Exercise directions
Leaving out the pictures, retype the lines from the beginning of the listing through the line containing "width=98pt,minimum height=61pt,text height=,text".

Records with drawing code
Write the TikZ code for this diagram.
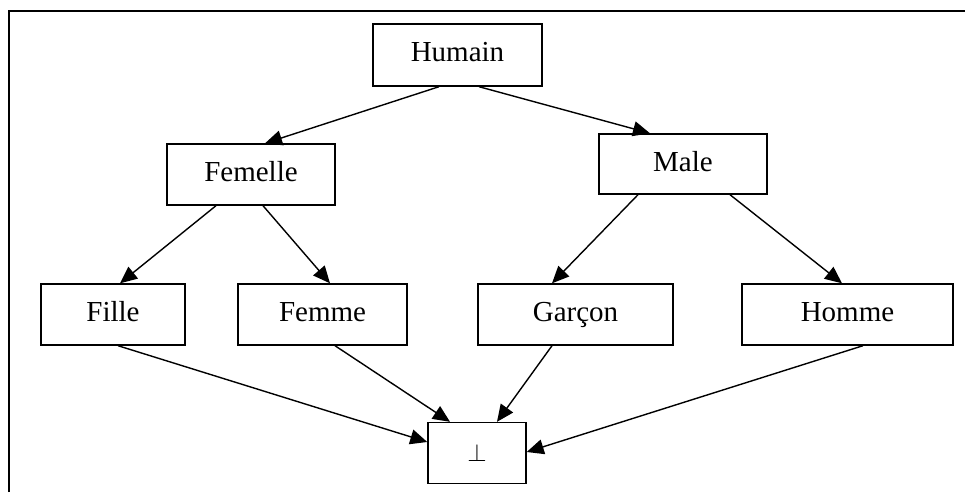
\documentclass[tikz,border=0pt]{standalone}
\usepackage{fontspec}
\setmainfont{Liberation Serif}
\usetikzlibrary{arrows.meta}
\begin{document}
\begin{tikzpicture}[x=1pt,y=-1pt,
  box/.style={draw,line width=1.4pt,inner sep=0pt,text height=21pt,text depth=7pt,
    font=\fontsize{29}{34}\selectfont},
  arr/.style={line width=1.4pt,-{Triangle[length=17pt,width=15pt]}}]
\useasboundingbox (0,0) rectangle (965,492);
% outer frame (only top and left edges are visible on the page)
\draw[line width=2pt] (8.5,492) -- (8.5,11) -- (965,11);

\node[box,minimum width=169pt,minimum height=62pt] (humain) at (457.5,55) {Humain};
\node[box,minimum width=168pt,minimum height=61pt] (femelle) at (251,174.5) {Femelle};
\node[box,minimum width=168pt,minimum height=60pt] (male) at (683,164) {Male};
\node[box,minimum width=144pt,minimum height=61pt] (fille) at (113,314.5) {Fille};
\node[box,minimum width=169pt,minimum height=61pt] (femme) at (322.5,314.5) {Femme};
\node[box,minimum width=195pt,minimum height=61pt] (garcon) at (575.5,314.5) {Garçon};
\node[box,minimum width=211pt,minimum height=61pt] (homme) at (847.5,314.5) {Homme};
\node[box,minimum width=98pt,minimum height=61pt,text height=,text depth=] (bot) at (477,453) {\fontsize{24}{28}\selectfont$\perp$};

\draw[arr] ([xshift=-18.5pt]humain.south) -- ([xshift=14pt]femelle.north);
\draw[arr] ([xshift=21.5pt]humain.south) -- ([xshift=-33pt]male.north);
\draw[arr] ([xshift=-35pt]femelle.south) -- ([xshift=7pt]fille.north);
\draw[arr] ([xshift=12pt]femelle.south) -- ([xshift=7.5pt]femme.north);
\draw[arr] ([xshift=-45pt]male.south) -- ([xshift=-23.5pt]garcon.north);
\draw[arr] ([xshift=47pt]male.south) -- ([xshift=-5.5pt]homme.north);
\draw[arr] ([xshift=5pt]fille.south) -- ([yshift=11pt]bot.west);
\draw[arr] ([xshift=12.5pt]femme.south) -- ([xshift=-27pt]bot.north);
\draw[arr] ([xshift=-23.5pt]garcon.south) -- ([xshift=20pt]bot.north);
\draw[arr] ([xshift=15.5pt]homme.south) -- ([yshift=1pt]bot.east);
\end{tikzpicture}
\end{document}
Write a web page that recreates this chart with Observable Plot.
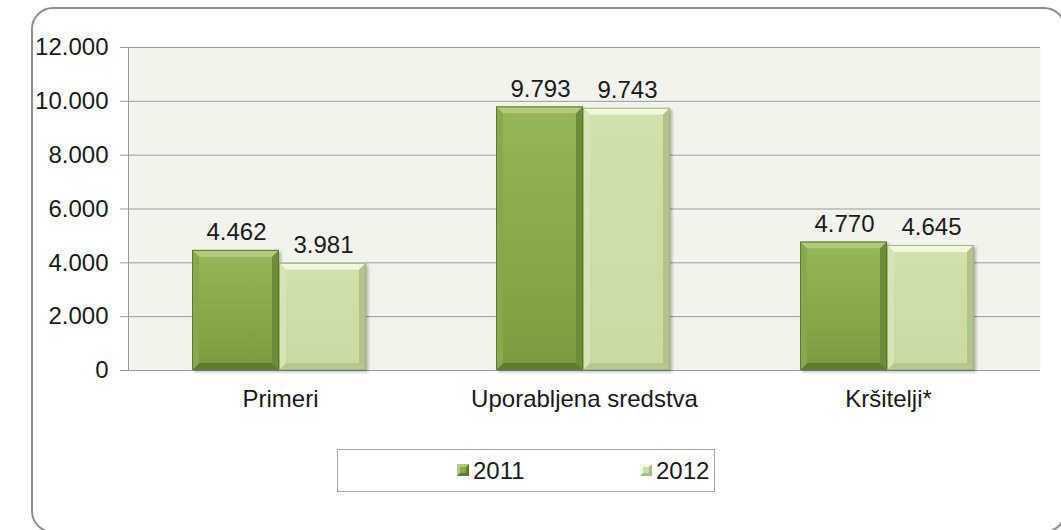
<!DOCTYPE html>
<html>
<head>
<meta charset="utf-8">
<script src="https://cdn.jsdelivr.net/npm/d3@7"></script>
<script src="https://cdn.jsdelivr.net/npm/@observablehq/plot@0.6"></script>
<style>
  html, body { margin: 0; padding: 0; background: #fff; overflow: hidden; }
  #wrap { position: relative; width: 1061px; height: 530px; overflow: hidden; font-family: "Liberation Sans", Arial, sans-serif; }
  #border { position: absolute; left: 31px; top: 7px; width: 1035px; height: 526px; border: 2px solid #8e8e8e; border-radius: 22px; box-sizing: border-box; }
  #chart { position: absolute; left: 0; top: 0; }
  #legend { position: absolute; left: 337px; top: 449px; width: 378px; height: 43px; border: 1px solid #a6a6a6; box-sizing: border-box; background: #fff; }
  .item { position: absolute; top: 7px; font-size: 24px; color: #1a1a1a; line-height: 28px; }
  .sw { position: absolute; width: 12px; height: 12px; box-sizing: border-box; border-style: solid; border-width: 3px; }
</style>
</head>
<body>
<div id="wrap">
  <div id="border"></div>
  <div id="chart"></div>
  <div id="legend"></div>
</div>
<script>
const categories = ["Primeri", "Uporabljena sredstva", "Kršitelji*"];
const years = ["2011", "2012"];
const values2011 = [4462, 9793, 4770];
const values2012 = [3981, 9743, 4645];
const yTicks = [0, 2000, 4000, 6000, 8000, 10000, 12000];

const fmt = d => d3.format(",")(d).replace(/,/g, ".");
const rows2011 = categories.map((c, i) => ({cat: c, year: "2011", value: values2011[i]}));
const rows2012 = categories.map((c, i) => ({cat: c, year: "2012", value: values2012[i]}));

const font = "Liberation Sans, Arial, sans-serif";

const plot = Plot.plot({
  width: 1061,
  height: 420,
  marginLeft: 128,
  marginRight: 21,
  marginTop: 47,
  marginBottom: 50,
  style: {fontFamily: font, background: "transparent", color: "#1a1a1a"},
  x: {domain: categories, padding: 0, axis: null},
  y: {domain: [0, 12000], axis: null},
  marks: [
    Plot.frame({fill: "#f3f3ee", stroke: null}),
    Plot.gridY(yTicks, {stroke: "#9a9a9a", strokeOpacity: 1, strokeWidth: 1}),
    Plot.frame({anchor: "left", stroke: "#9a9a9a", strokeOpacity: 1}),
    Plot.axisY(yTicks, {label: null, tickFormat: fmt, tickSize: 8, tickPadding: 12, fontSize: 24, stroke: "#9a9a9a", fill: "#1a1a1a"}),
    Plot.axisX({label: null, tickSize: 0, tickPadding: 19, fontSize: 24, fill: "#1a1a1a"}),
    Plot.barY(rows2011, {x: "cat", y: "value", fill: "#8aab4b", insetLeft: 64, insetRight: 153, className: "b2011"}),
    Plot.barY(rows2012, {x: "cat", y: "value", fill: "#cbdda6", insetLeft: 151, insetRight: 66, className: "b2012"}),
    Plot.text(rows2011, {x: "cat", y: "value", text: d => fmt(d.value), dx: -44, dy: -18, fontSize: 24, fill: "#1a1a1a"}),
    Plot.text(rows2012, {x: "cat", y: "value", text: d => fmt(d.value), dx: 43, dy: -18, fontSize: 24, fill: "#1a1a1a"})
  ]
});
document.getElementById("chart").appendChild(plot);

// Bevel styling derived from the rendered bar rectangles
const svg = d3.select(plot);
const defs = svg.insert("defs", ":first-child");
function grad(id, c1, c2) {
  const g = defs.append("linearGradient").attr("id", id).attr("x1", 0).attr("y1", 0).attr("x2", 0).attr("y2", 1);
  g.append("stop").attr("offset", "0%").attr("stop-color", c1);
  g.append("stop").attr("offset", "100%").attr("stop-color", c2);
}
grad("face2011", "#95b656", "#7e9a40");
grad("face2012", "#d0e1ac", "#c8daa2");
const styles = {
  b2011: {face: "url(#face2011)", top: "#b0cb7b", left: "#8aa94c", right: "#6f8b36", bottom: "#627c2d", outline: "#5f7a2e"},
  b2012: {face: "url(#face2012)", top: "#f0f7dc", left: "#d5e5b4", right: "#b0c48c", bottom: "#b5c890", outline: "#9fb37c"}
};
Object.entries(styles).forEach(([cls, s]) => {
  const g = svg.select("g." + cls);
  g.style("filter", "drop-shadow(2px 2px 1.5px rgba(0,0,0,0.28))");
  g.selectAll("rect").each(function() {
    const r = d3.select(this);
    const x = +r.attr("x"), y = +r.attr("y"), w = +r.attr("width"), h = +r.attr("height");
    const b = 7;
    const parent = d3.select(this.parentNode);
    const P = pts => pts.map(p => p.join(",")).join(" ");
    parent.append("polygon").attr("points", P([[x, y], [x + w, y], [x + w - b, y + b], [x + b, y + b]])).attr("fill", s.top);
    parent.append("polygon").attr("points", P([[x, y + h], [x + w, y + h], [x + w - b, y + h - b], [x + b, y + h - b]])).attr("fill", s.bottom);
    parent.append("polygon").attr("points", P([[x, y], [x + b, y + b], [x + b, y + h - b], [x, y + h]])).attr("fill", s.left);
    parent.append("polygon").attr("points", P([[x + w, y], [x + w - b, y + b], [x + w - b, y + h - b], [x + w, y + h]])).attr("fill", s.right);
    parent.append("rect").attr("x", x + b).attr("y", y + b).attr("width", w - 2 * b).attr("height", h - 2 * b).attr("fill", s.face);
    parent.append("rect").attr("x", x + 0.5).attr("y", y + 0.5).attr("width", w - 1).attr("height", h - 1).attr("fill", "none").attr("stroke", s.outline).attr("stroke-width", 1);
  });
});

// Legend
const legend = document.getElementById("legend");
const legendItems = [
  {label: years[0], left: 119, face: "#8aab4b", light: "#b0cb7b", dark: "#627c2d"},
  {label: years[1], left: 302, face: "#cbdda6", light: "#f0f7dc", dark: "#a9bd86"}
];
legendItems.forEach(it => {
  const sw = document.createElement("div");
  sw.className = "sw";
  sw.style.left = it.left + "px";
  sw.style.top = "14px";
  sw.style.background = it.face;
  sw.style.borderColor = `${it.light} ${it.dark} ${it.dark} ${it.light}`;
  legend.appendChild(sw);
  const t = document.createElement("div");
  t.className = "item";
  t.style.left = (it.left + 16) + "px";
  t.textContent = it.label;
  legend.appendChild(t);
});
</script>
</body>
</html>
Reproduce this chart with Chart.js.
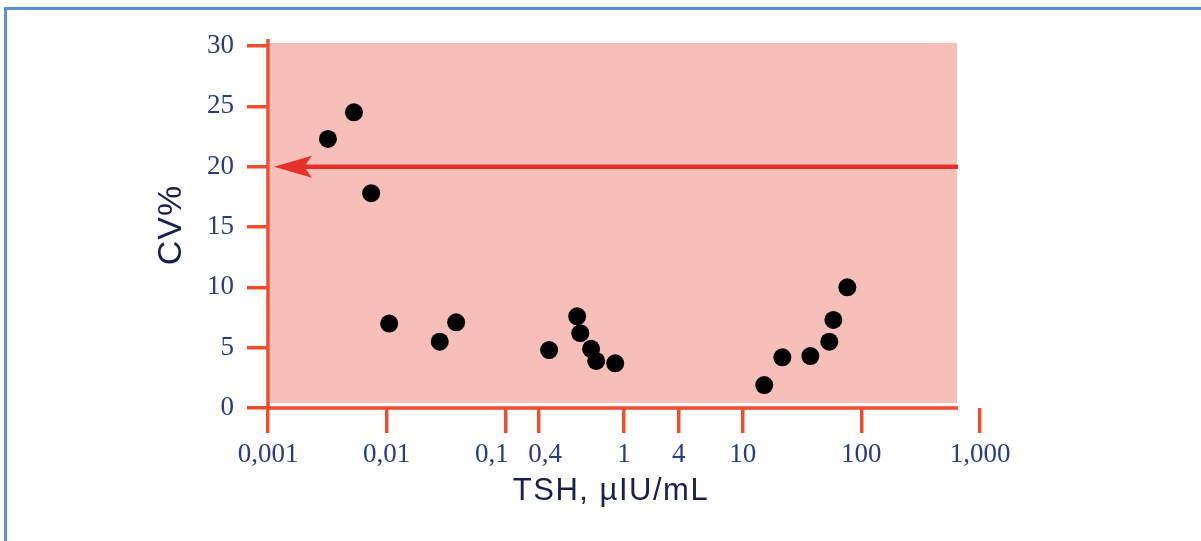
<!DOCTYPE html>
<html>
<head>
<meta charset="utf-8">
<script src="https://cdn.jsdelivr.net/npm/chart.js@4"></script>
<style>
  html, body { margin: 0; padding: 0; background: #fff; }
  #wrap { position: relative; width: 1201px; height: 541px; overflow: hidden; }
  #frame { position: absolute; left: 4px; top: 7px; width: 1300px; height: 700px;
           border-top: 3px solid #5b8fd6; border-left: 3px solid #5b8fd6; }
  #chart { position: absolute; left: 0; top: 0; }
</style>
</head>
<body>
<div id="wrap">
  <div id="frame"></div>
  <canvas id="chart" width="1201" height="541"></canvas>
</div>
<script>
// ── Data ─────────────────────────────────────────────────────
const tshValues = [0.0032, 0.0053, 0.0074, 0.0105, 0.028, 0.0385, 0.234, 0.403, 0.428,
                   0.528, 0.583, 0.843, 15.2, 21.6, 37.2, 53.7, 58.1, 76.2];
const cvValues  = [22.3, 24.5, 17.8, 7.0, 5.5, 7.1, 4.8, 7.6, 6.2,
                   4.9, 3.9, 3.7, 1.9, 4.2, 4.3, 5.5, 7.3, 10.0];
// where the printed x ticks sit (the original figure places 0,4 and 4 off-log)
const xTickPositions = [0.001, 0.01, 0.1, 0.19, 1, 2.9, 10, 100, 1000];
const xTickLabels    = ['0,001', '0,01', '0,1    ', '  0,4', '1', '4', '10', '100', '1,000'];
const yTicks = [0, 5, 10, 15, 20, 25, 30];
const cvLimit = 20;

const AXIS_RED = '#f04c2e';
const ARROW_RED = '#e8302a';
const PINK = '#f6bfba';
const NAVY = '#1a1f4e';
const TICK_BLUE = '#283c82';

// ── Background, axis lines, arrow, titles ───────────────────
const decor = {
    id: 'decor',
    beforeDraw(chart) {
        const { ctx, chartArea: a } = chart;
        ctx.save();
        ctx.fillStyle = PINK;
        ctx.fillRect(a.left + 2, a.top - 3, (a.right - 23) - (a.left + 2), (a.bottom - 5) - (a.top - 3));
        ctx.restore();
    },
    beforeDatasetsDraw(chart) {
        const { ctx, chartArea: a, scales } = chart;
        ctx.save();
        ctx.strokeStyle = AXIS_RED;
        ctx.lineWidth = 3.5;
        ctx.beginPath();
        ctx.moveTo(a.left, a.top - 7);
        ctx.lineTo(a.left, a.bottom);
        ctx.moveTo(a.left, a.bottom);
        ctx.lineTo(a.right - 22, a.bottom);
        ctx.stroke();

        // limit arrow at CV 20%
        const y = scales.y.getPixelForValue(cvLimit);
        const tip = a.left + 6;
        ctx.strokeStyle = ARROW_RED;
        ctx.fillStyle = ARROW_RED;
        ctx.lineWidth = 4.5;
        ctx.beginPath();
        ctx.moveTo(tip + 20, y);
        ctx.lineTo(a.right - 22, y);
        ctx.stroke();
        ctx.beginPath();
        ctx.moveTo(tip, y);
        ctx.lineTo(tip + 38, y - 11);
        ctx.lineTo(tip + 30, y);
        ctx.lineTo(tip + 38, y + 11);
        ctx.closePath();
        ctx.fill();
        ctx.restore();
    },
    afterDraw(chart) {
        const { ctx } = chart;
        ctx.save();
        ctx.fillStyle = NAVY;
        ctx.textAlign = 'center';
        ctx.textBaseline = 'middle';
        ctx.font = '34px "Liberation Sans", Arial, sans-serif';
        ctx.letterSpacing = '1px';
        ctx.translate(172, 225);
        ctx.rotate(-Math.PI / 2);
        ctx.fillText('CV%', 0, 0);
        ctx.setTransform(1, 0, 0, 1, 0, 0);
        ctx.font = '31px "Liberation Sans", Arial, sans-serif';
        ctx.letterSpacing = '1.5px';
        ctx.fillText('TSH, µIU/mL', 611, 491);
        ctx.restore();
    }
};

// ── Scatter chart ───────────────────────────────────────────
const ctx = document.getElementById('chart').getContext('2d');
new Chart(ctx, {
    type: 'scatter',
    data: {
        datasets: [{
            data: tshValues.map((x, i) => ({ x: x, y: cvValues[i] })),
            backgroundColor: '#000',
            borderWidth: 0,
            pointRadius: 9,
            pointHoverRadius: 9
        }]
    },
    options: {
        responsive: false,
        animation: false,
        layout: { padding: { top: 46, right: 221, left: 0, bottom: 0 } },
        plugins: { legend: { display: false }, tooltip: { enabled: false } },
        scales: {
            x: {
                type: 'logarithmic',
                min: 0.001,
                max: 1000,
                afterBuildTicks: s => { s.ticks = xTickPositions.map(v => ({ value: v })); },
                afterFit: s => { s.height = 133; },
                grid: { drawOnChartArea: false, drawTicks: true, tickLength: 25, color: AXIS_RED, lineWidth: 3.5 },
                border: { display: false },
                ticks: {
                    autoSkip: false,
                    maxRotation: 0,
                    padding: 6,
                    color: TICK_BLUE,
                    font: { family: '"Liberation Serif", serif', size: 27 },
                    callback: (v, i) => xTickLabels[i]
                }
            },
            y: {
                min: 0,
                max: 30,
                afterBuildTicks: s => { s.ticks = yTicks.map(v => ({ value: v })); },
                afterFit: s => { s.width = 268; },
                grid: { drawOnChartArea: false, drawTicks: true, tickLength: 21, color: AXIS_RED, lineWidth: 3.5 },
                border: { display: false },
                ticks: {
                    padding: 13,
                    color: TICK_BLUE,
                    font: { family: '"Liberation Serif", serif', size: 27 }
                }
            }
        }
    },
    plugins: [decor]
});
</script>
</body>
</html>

Full response
Write the TikZ code for this diagram.
\documentclass[tikz,border=0pt]{standalone}
\usepackage{fontspec}
\setmainfont{Liberation Serif}
\usetikzlibrary{arrows.meta}
\begin{document}
\begin{tikzpicture}[x=1pt,y=-1pt,
  box/.style={draw,line width=1.4pt,inner sep=0pt,text height=21pt,text depth=7pt,
    font=\fontsize{29}{34}\selectfont},
  arr/.style={line width=1.4pt,-{Triangle[length=17pt,width=15pt]}}]
\useasboundingbox (0,0) rectangle (965,492);
% outer frame (only top and left edges are visible on the page)
\draw[line width=2pt] (8.5,492) -- (8.5,11) -- (965,11);

\node[box,minimum width=169pt,minimum height=62pt] (humain) at (457.5,55) {Humain};
\node[box,minimum width=168pt,minimum height=61pt] (femelle) at (251,174.5) {Femelle};
\node[box,minimum width=168pt,minimum height=60pt] (male) at (683,164) {Male};
\node[box,minimum width=144pt,minimum height=61pt] (fille) at (113,314.5) {Fille};
\node[box,minimum width=169pt,minimum height=61pt] (femme) at (322.5,314.5) {Femme};
\node[box,minimum width=195pt,minimum height=61pt] (garcon) at (575.5,314.5) {Garçon};
\node[box,minimum width=211pt,minimum height=61pt] (homme) at (847.5,314.5) {Homme};
\node[box,minimum width=98pt,minimum height=61pt,text height=,text depth=] (bot) at (477,453) {\fontsize{24}{28}\selectfont$\perp$};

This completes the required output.